Vous dites que le Hamas, bien que surmédiatisé, demeure méconnu…
Outre les militants pro-palestiniens familiers du conflit avec Israël, le grand public méconnaît ce mouvement politique, confondu le plus souvent avec le Hezbollah. Plusieurs éléments ont pu faciliter cette confusion: l’alliance entre les deux mouvements dans le cadre du «front du refus», le soutien iranien au Hamas, l’inscription des deux groupes par les Etats-Unis et l’Union européenne sur la liste des organisations terroristes.

Qu’est-ce que la culture du secret, pièce maîtresse de la géopolitique au Moyen-Orient et brandon de discorde entre musulmans?
Le «front de refus», axe de solidarité régional réunissant l’Iran, la Syrie, le Hezbollah et le Hamas, s’est vu fortement déstabilisé par le déclenchement des soulèvements dans le monde arabe: pris en tenaille entre sa solidarité affichée avec les précédentes révoltes tunisienne et égyptienne et sa volonté  de demeurer en Syrie, où le pôle extérieur du mouvement était installé depuis 2000, le Hamas finit par quitter Damas au risque d’y perdre son précieux allié iranien.
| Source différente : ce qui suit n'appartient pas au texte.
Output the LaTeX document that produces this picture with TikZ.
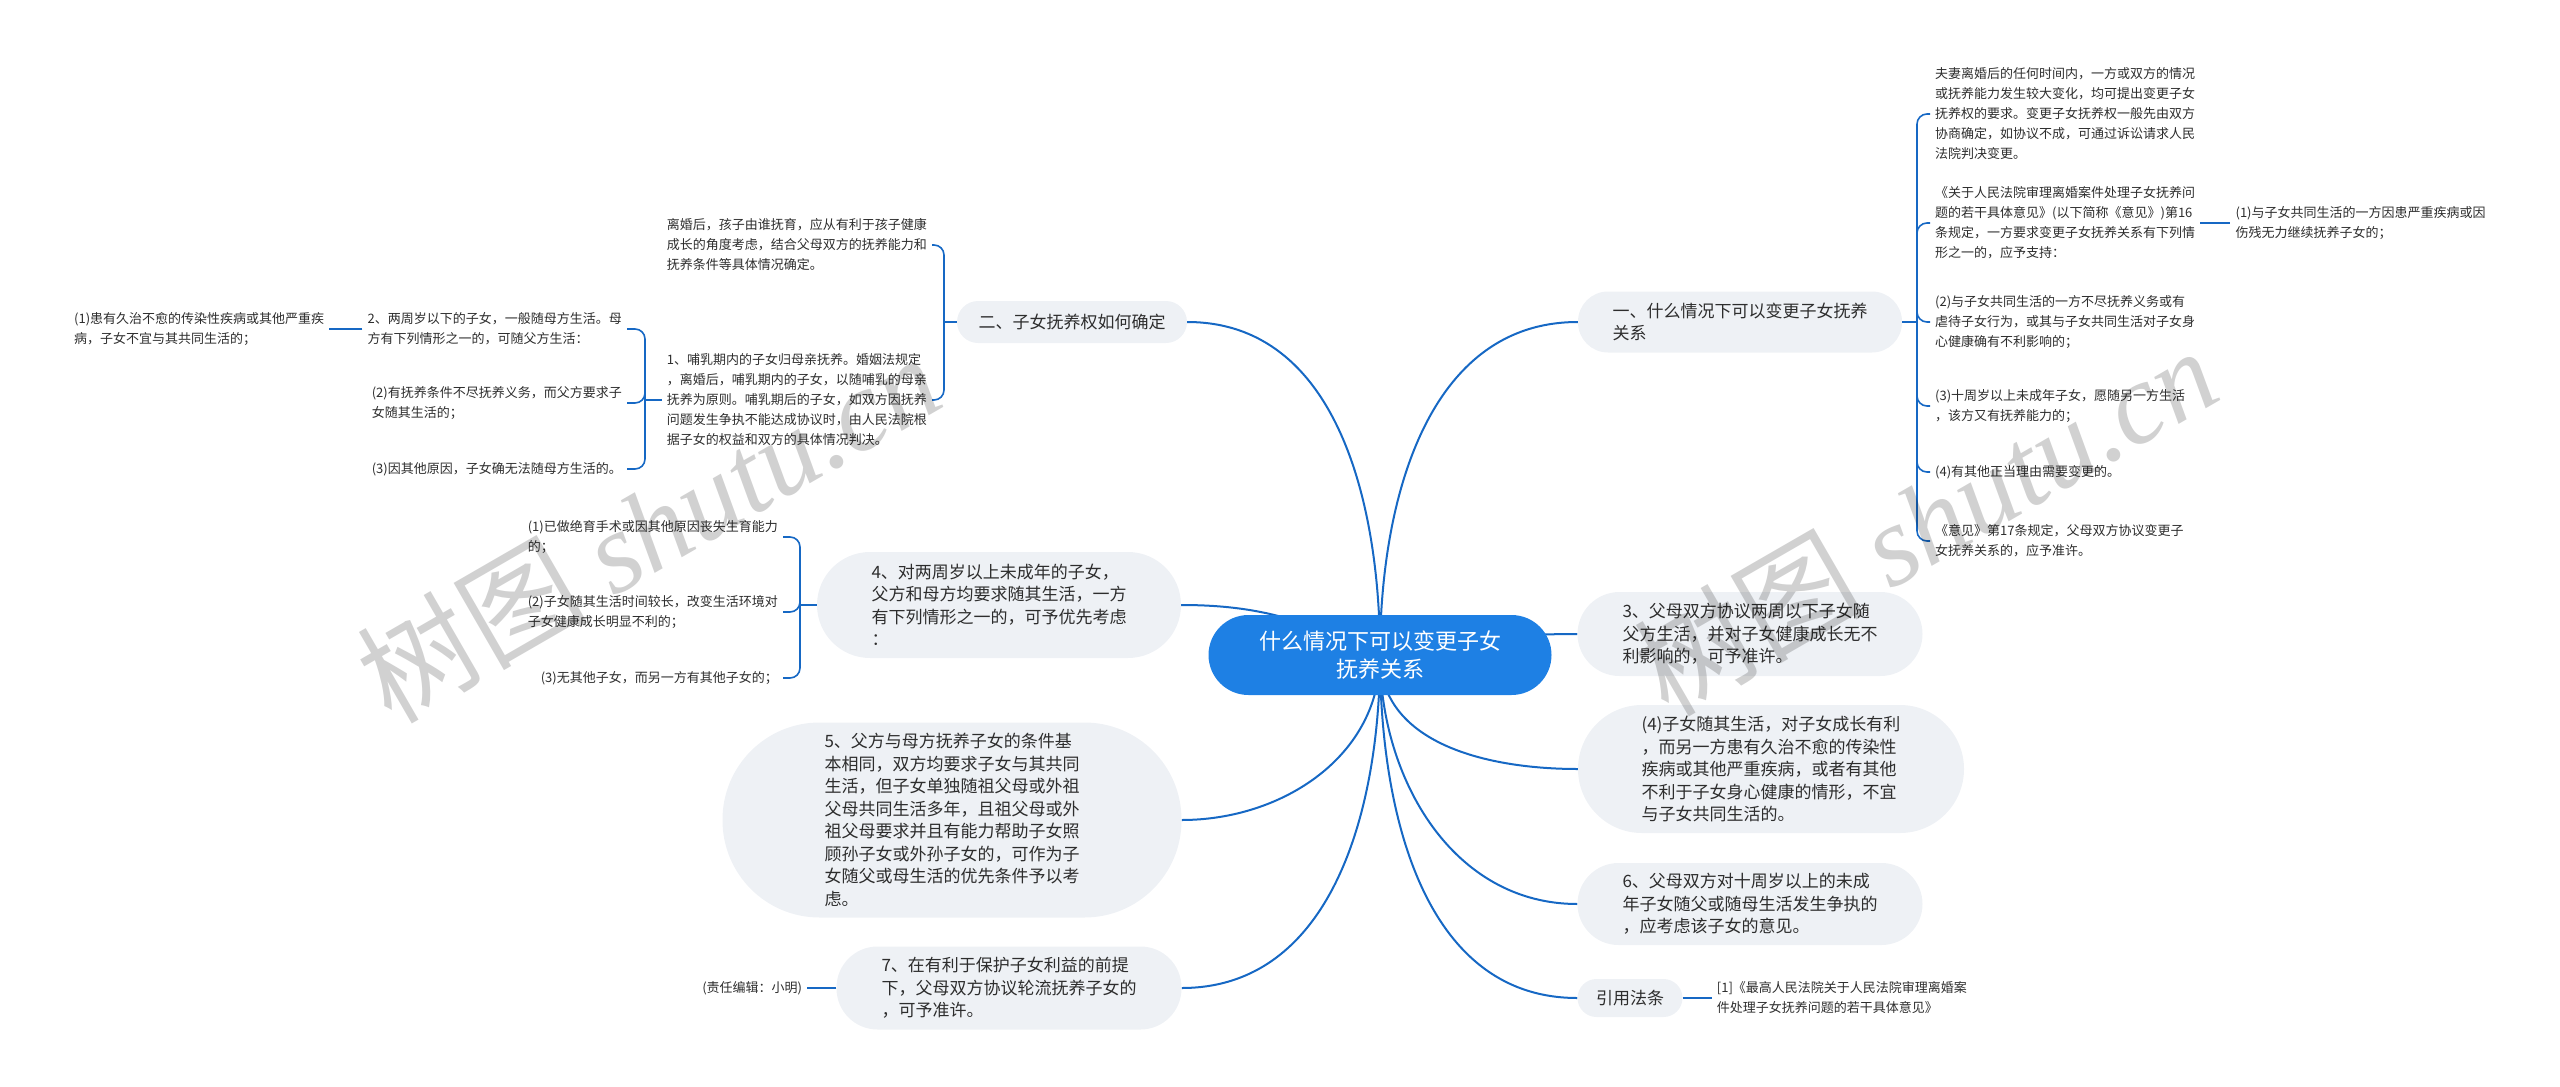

Depuis 2012, il tente de regagner les faveurs de la République islamique. Le Hamas est plus que jamais isolé depuis l’été 2013: il n’a pas su anticiper le retour à l’ordre ancien en Egypte et a anticipé la chute du régime syrien, qui n’est jamais survenue. Cette rupture avec le régime syrien ouvre, pour le mouvement, une période de grandes difficultés, ce dernier devant trouver un nouveau pays d’accueil susceptible de le recevoir.
 

Comment entrevoyez-vous la nature du couple intérêt/idéologie dans la politique étrangère du Hamas?
L’idéologie peut accompagner les intérêts du Hamas ou parfois s’y opposer. Dans ce cas de figure, le Hamas tente de présenter son idéologie de façon à ce que celle-ci coïncide avec ses priorités politiques contingentes. Le succès de ces reformulations est souvent à relativiser. La période qui s’ouvre, à la suite de la prise par la force de Gaza par le Hamas, en juin 2007, renforce les contradictions. Cherchant à conforter son autorité sur ce territoire, le Hamas ne cesse de maintenir le calme, empêchant systématiquement les autres factions armées de Gaza, comme le Jihad islamique ou les groupes jihadistes, de lancer des roquettes. Pour tenter de faire accepter la trêve avec Israël (hudna), imposée par la force aux autres factions, le Hamas la présente comme une forme de «résistance». Les mouvements concurrents à Gaza n’acceptent pas ces reformulations et en profitent pour décrédibiliser le Hamas.

 

Comment définissez-vous la véritable identité du Hamas?
Le Hamas est la branche palestinienne des Frères musulmans, fondés en 1928 par Hassan el-Banna en Egypte. Présents à Jérusalem dès 1945, ils participent aux combats contre les organisations sionistes durant la Ière guerre israélo-arabe en 1947. Le Hamas est donc l’héritier des Frères qui ont privilégié l’islamisation de la société à la lutte armée. Puis, poussé par le contexte du soulèvement de 1987, c’est devenu un mouvement de résistance à Israël sous le label Hamas.